## What you will do
Look for the line containing "Convert this chart to matplotlib code." and the line containing "from matplotlib.colors import" in the entries below. Copy those two and all lines between them exactly, leaving out pictures.

## Supplied data
<<<<

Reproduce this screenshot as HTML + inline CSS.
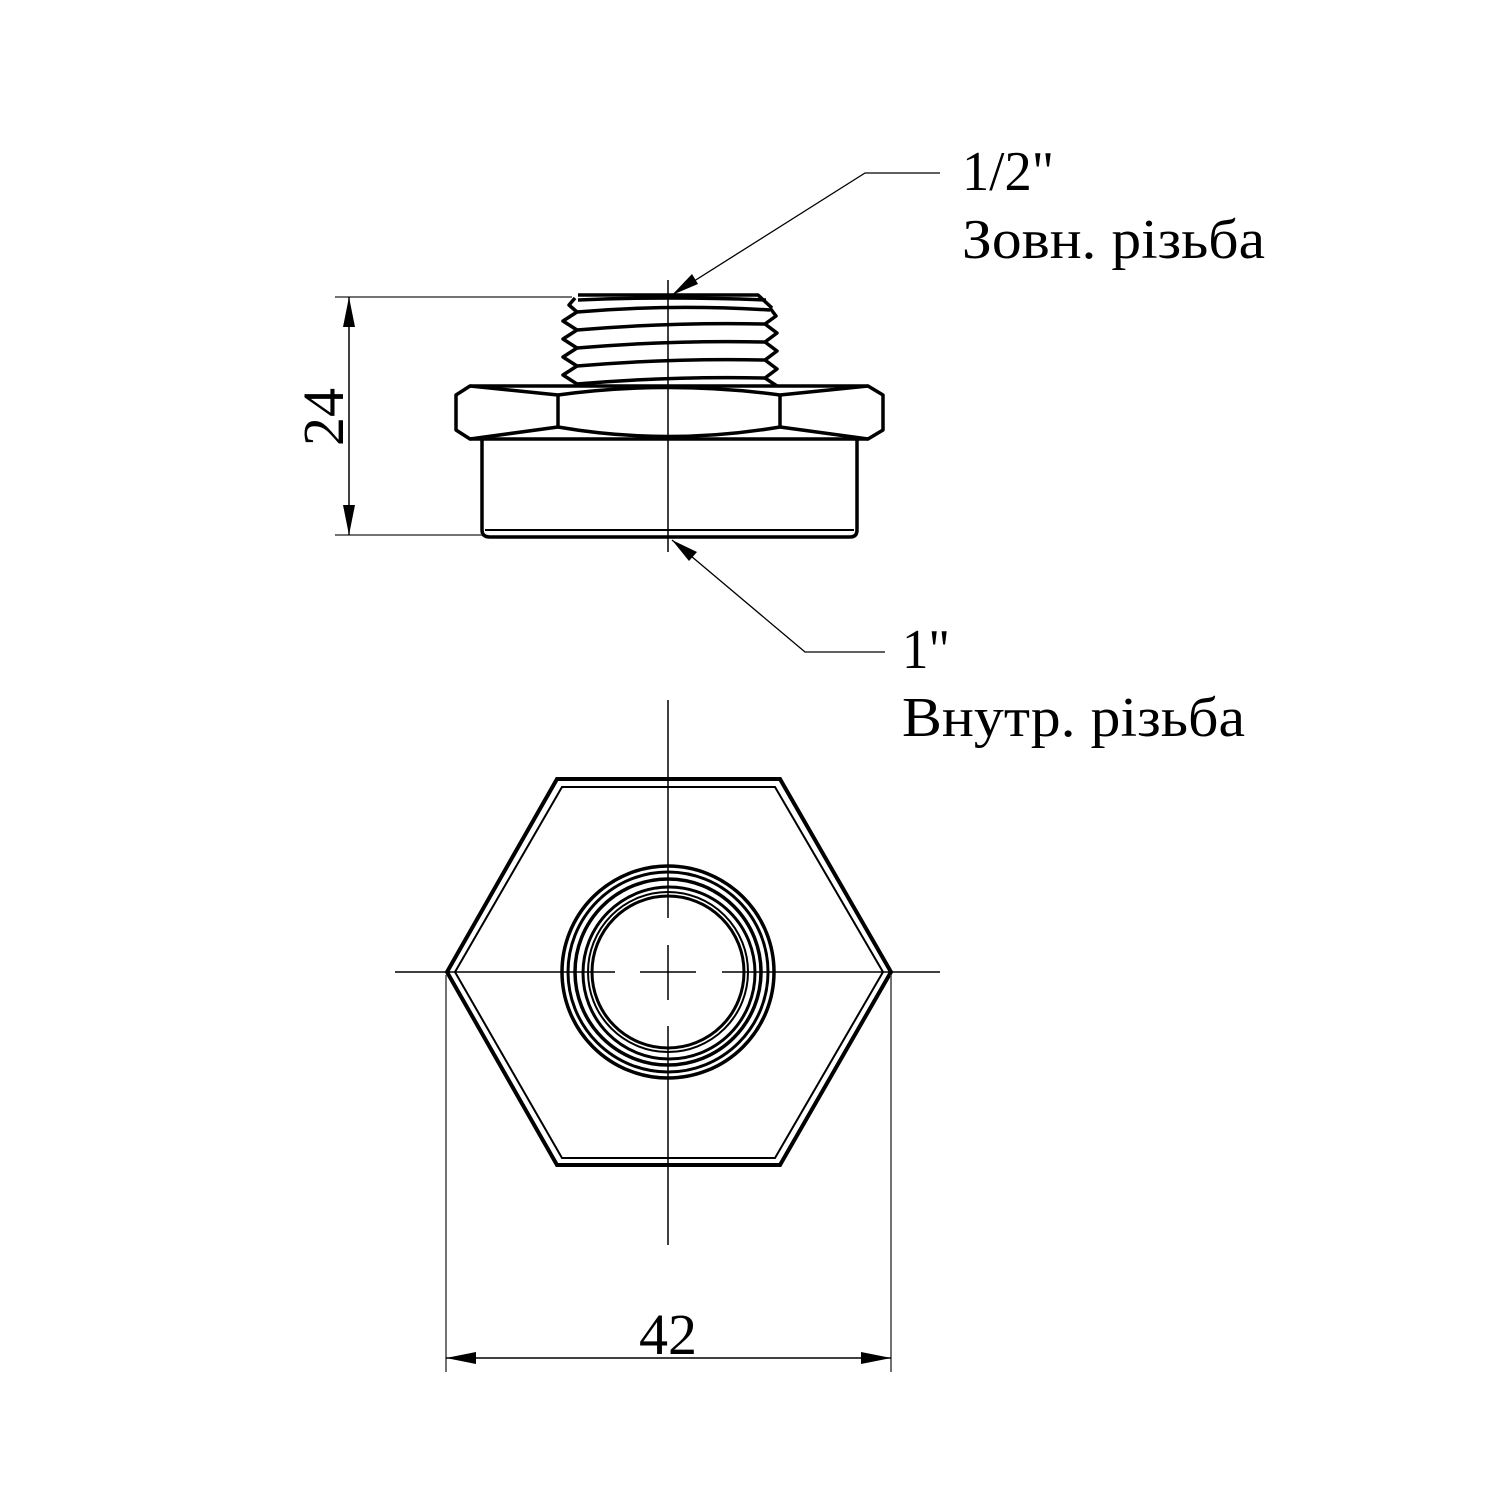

>>>>
<<<<

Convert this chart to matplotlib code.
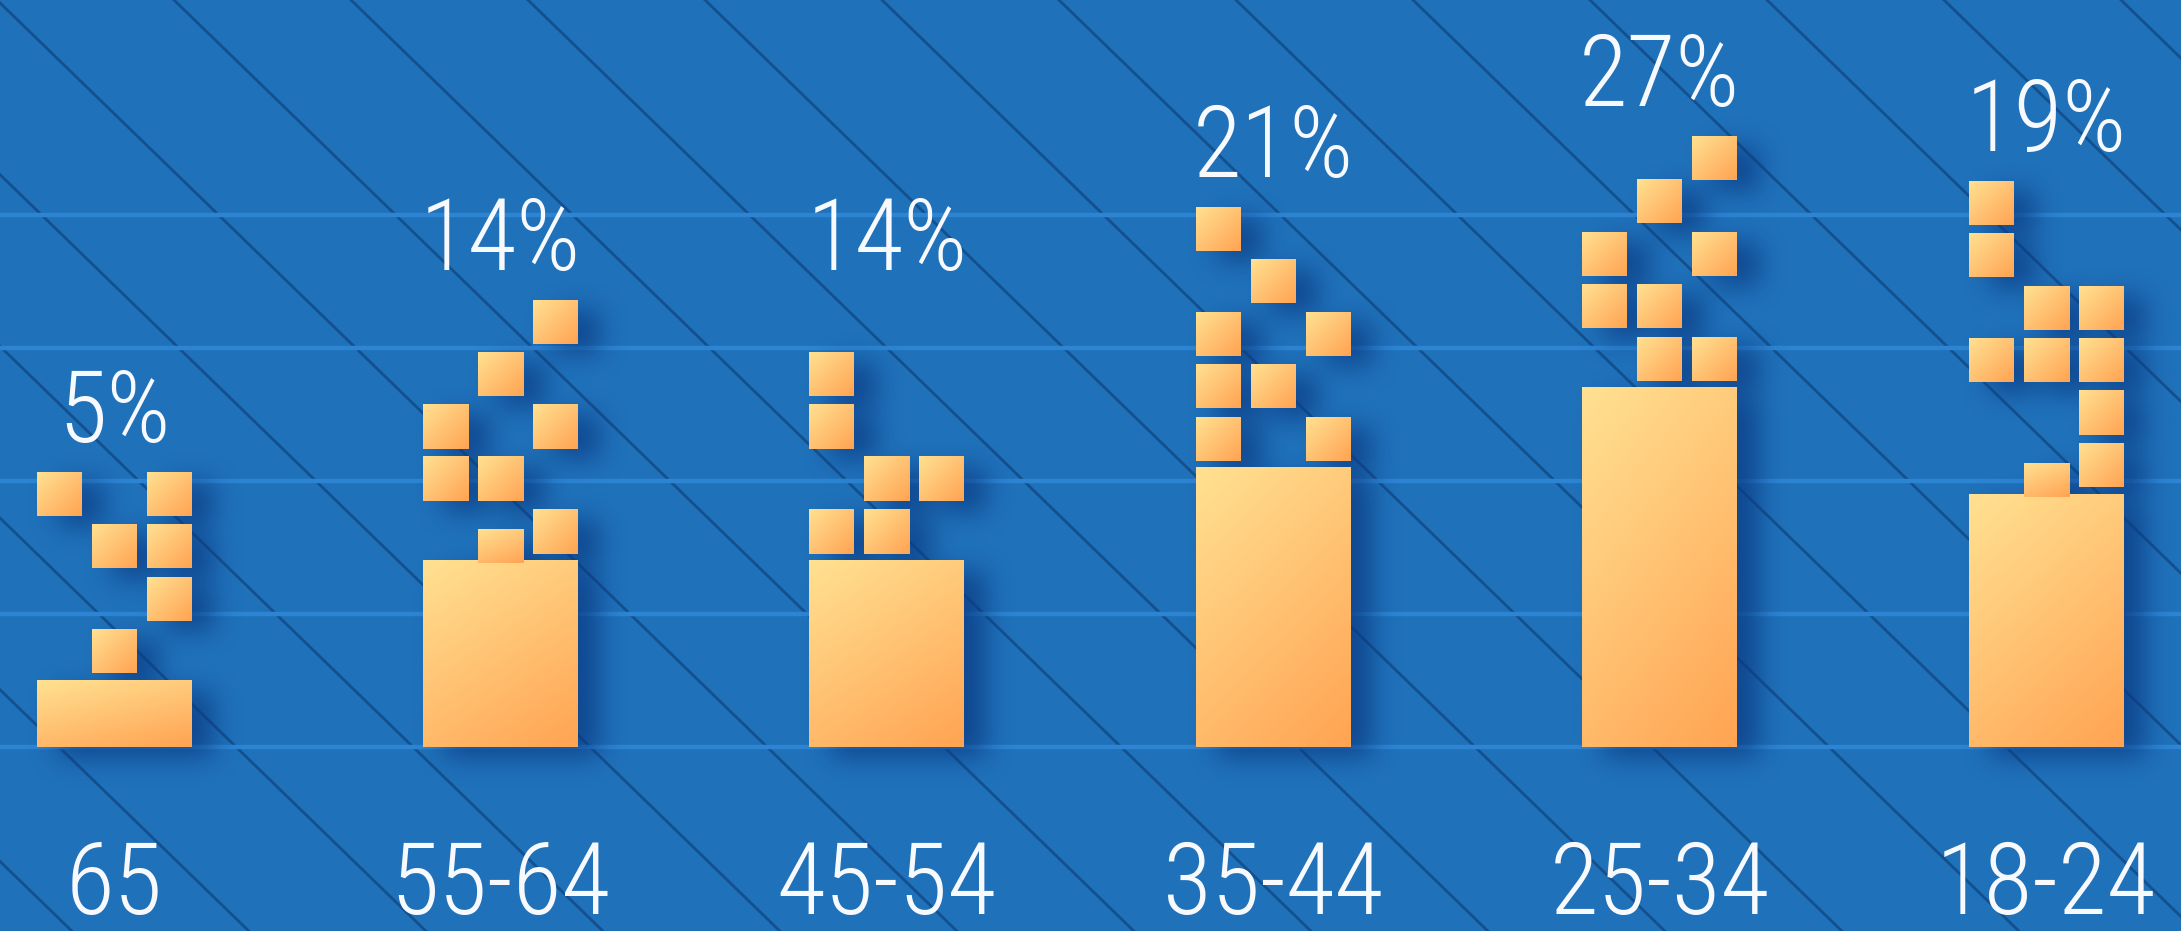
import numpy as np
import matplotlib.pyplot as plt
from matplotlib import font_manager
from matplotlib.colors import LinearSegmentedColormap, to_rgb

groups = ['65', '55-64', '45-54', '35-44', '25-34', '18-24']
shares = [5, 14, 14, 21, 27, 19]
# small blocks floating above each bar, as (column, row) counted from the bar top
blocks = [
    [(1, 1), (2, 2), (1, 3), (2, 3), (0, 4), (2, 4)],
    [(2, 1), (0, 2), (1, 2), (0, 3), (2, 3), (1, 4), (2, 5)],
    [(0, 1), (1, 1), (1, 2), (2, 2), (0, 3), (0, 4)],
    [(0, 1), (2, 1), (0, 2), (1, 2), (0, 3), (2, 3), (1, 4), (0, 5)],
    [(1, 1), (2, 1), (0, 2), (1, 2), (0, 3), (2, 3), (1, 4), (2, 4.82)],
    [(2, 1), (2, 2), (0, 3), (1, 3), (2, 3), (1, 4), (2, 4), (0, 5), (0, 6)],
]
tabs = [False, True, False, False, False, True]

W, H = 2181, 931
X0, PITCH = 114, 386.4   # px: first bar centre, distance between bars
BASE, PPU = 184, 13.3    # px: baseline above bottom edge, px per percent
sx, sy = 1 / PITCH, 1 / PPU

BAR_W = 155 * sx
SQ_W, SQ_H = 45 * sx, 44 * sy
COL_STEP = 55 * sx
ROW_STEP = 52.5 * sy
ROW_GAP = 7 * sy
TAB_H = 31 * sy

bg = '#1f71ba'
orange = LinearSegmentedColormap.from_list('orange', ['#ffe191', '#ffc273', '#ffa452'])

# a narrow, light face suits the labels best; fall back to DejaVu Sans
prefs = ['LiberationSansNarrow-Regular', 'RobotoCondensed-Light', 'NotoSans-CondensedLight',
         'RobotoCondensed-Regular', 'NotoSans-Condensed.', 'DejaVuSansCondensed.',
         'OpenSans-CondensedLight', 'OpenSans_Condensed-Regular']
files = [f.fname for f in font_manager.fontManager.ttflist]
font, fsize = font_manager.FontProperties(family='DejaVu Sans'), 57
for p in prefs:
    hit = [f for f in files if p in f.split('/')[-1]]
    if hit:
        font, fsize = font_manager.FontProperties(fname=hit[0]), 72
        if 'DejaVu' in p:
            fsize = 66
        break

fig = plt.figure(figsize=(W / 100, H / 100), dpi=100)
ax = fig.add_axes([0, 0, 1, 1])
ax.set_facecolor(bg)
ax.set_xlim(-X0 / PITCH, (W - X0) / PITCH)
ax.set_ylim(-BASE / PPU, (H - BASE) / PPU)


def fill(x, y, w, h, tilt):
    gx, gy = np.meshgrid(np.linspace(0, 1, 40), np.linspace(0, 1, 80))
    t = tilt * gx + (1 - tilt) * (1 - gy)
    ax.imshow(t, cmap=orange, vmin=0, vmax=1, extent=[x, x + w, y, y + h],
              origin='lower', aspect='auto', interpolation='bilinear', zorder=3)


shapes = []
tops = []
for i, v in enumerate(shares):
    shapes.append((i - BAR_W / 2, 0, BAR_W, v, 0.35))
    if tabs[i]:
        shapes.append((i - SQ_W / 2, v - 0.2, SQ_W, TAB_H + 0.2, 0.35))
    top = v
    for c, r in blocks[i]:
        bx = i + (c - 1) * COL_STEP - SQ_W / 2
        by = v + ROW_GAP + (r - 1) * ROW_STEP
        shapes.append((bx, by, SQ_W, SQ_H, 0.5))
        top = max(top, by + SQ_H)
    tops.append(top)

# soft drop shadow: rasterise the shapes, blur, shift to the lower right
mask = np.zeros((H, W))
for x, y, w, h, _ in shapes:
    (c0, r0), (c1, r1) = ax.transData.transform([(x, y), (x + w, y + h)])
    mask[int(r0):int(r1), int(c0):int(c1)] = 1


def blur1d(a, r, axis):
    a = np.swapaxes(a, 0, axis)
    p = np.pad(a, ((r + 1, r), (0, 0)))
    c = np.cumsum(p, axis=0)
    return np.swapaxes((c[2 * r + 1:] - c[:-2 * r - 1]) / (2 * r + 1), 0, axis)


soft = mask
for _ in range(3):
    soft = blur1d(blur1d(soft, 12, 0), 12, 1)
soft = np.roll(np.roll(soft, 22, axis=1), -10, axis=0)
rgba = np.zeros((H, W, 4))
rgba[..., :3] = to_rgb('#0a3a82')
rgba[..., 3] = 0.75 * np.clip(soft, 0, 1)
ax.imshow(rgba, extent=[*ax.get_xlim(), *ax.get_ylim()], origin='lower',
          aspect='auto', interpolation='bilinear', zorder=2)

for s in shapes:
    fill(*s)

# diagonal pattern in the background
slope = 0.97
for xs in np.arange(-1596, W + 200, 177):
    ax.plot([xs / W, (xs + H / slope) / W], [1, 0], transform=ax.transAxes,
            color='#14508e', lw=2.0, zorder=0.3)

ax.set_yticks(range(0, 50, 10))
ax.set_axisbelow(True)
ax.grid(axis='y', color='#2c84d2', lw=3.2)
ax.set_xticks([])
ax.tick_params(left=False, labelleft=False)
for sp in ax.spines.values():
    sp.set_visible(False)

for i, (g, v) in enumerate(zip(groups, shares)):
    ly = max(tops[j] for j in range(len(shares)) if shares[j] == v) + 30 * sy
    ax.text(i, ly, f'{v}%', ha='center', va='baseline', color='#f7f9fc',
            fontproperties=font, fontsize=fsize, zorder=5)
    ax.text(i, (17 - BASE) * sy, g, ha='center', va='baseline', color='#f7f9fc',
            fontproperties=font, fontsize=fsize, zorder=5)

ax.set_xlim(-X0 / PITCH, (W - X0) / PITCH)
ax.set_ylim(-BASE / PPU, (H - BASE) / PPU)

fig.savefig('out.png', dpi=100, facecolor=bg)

>>>>

## Task solution
Convert this chart to matplotlib code.
import numpy as np
import matplotlib.pyplot as plt
from matplotlib import font_manager
from matplotlib.colors import LinearSegmentedColormap, to_rgb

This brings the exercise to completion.